The relation between LAI and snow depth was analyzed for different snow conditions. As expected, LAIeff values negatively correlated to snow depth data during both snow conditions at the forest site. For snowmelt, the LAI as one of the predictors for snow distribution in forested areas represented weaker correlations. The reason is most likely that LAI is a much stronger predictor for snow accumulation, because it better describes the snow depth distribution during the accumulation period, while for snowmelt, more processes influence the snow variability. Elevation and topography have a marginal effect here, as the study plot in the forest zone is situated in a flat area. Thus, for snowmelt, factors that are more closely related to radiation and topography might give better results when describing the snow depth variability at a smaller scale.
To this end, the results demonstrated that, with this combined method, snow depth and LAI retrieval could be recorded simultaneously with one UAV survey.
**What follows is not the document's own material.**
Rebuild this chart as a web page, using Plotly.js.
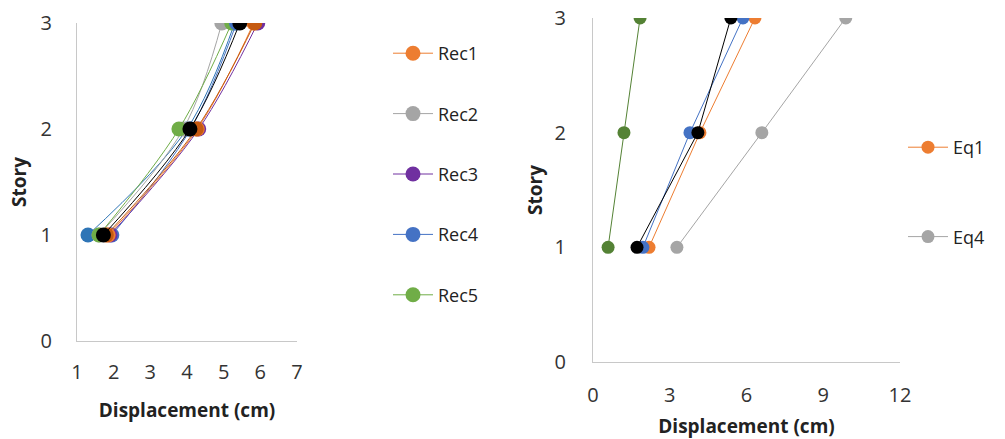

The conjoint survey can significantly improve the efficiency of both aerial and field mapping of snow cover distribution in areas featuring variable structure and health status of the forest canopy. In such areas, it proved reliability in the determination of the snow depth variation along with the LAI, enabling the interpretation of the effects of canopy coverage on snow accumulation and ablation.
However, the largest advantage of the UAV technology here is the high resolution and the high level of detail regarding the snow-covered terrain and the quick monitoring of indirect LAI compared to simple manual measurements of snow depth and point measurements of DHP or using LiCor-2200. By improving this method both parameters snow depth and indirect LAI might be used as input parameters for snow models captured in reduced time.
Further work is required to examine the performance of snow depth change mapping in terms of the precision of snow depth change estimates under denser canopies where the non-vegetated surface is mainly covered and the use of infrared photography improves identification of different snow features such as windblown snow into openings in the forest, ice crusts, and wet snow surfaces. Attributes that need improvement as they affected the thresholding of binary images for the indirect LAI analysis were shadows and snow on tree crowns.